There’s no way for the publisher or provider of hosting services for a website to know which visitors to the site are located in Texas. To satisfy the Texas law, web publishers and hosting providers worldwide will either have to require ID from all visitors regardless of their location, or try to identify which visitors to the site are located in Texas, and block them or selectively require them to provide ID.

Because the law applies to both publishers and “distributors” (web hosting providers), hosting providers will be not only allowed but required to pass on identifying and location-tracking information about all visitors to site publishers, with no restrictions on how publishers or hosting providers can use, disclose, or or sell this data. The law could, but doesn’t, restrict use of this data to age verification, or restrict its disclosure or sale. Nor does the law restrict the ability of these companies to share this data with governments or to keep secret from individuals how or with whom data about them has been shared.
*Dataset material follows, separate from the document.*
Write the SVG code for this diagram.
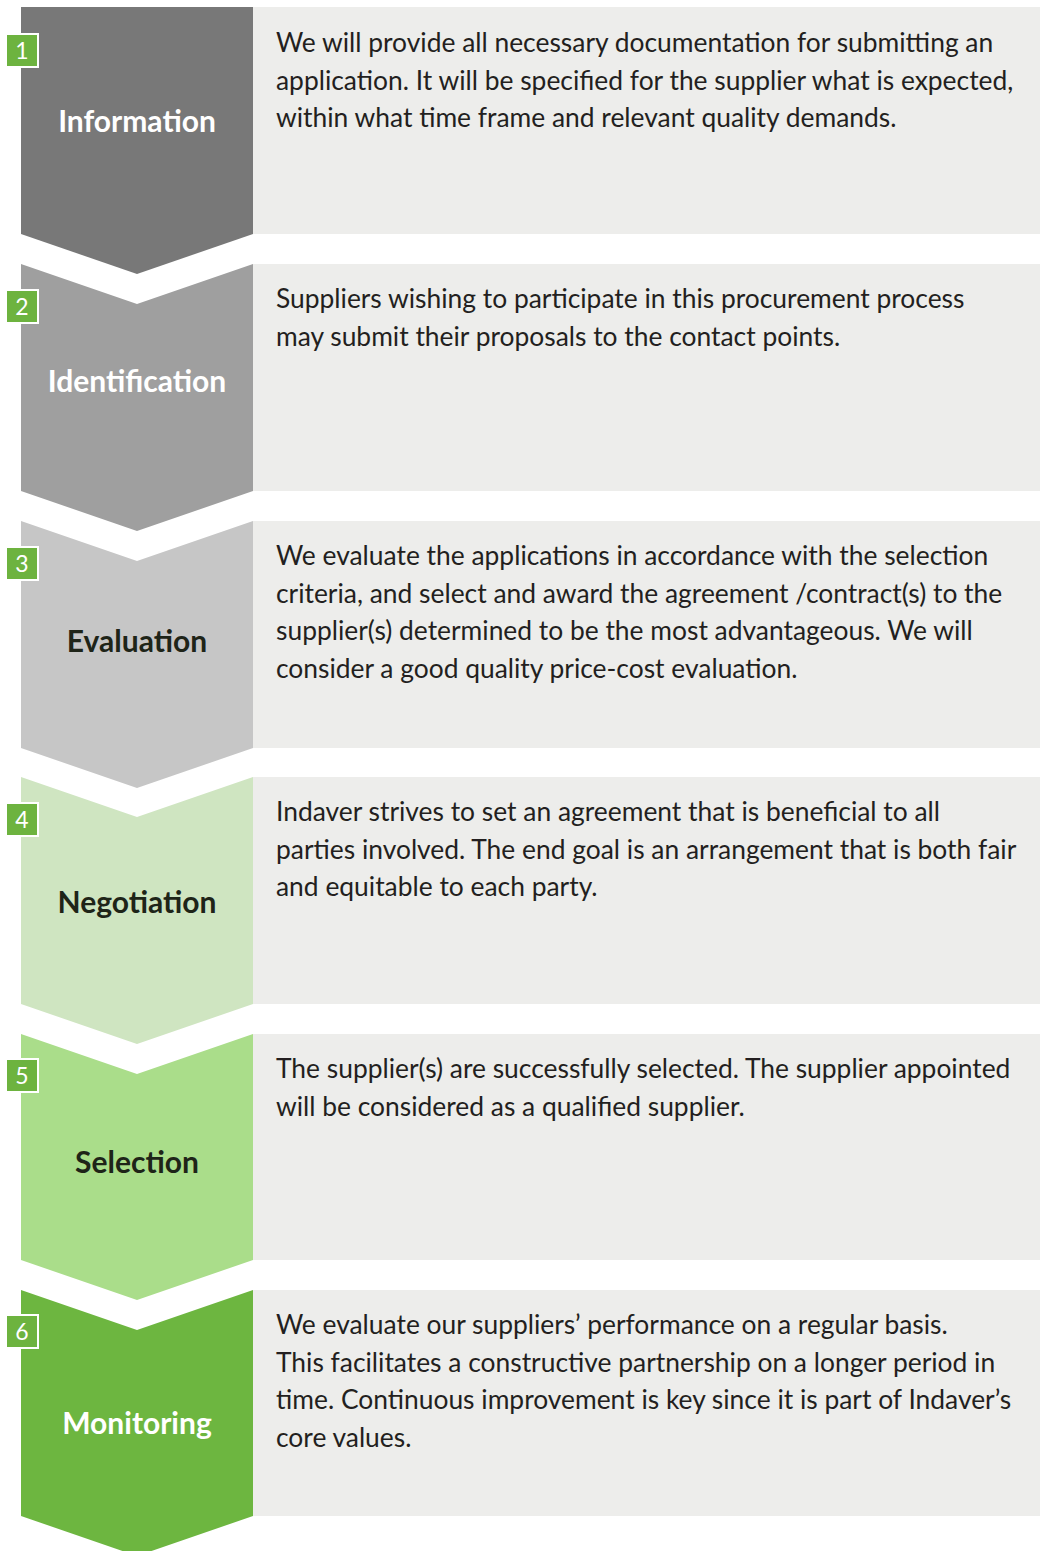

Some companies will welcome this as a pretext for commercial surveillance they already carry out and would love an excuse to universalize. If anyone objects to publishers’ or hosting providers’ commercial exploitation of visitor identity and location information, they now have the perfect excuses: “Everybody does it” and “The government made us do it.”

Jun 26 2025

Asymmetric demands for ID

Recent events have focused attention on the asymmetry of police demands for ID:

Government agents demand that ordinary citizens provide evidence of our identity, even when we are exercising rights — such as traveling by common carrier — that don’t depend on our identity. But those same government agents typically refuse to provide the same sort of evidence of their identity, even when they are asserting claims to authority that depend on their identity and status as law enforcement officers.

Masked, armed gangs dressed in the mismatched assortment of military-surplus clothing that characterizes “militias” in failed states are snatching people off the streets of US cities and towns and taking them away in unmarked vehicles, some with no license plates.

Meanwhile, elected politicians and their family members were recently assassinated in their homes by a masked individual in a police-like costume who arrived in a police-like vehicle with flashing blue lights.

The law doesn’t require us to obey the orders, or refrain from defending ourselves or others against, anyone who claims to be an officer of the law. But as the law stands, whether we submit or resist, we do so at our own peril.

Any kidnapper or home invader could, and some do, stencil “POLICE” on their body armor and  shout “Police!” before breaking down doors or dragging people away. Rent-a-cops often dress and carry gear designed to make them appear as much like police as possible. Convincing movie-prop badges are available online or in costume and fetish shops.

In these circumstances, verifying the identity and claim to authority of people who might or might not be police can be a matter of life or death. If they aren’t police, and we go along, we could lose our chance at self-defense or escape. But if they are police, they might shoot us if we try to resist, escape, or help others to do so. If we survive the initial encounter, we might be charged with assaulting an officer — a charge that often leads to beatings or worse by police and jailers, even before a defendant makes it to trial.

18 US Code § 111 makes it a Federal felony to “forcibly assault, resist, oppose, impede, intimidate, or interfere with” any Federal law enforcement officer. But what if you can’t tell if an apparent kidnapper or home invader is a Federal law enforcement officer? And what evidence of their identity and status is sufficient to establish their authority and your duty not to resist or impede them?